Not surprisingly, then, the sunny, perky blond wasn’t the first actor that came to mind for Veronica Mars creator Rob Thomas. “I had Christina Ricci in my head when I wrote it. I wanted someone who had a caustic delivery for lines that had weight and dryness.” As it turned out, Bell was also damn funny, with a gift for injecting just the right amount of dark, wry wit into what became her breakout role, turning her into a geek goddess of sorts. Her excellent turn as Elle Bishop in Heroes only settled that crown more firmly on her head.

Maybe the fanboy hall-of-fame was a pre-destined landing place for someone who always felt (and early on, was often told) she wasn’t homely enough to play the nerdy girl and not nearly pretty enough to play the pretty girl. If that was a struggle at the outset, it seems to have made her a guileless and non-judgmental career plotter. That approach doesn’t work for everyone, but in Bell’s case, it’s allowed for angst-free role choices that ultimately did justice to her surprising range. (Check out Hit & Run for an early example of her abilities—and her director and then-fiancée’s knowing exactly how to push her buttons.)

Post-Veronica Mars, her big screen break arrived with a part in Forgetting Sarah Marshall, a potentially intimidating career leap that landed well. In its review, Rolling Stone gave “Cheers to Bell for finding nuance in a diva written as a stone-cold bitch.” More recent evidence of her range turned up in a role in which she technically never appeared. For thousands of unsuspecting fans, Disney’s unstoppable snowball of a hit Frozen unmasked her extraordinary talent as a singer, a gift she honed in years of early musical theater training but modestly underplays.

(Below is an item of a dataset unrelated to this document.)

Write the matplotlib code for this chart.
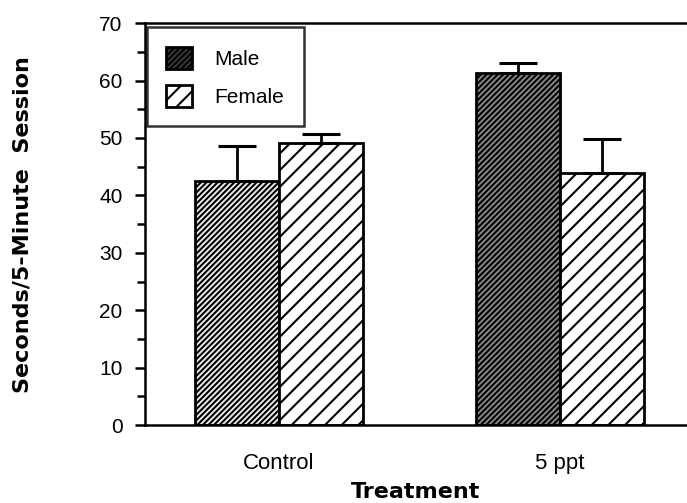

These days, Bell finds herself increasingly in demand, and increasingly in the company of bar-raising colleagues, a challenge she deliberately seeks out. She’s playing the ambitious partner and foil to Don Cheadle in Showtime’s not-so-sunny House of Lies. In the upcoming film The Boss, Bell plays a mousey would-be brownie maven alongside Melissa McCarthy, one of her comedic idols. She’s also somehow managed to start work on a new NBC show called Good Place from the executive producer of Parks and Recreation and co-starring Ted Danson. The series allows Bell an interesting opportunity to explore the character of Eleanor, a not-so-good person trying to figure out how to become a good person—if she can figure out what actually defines “a good person.” Our advice to Eleanor? As examples go, your friend Kristen Bell wouldn’t be a bad place to start.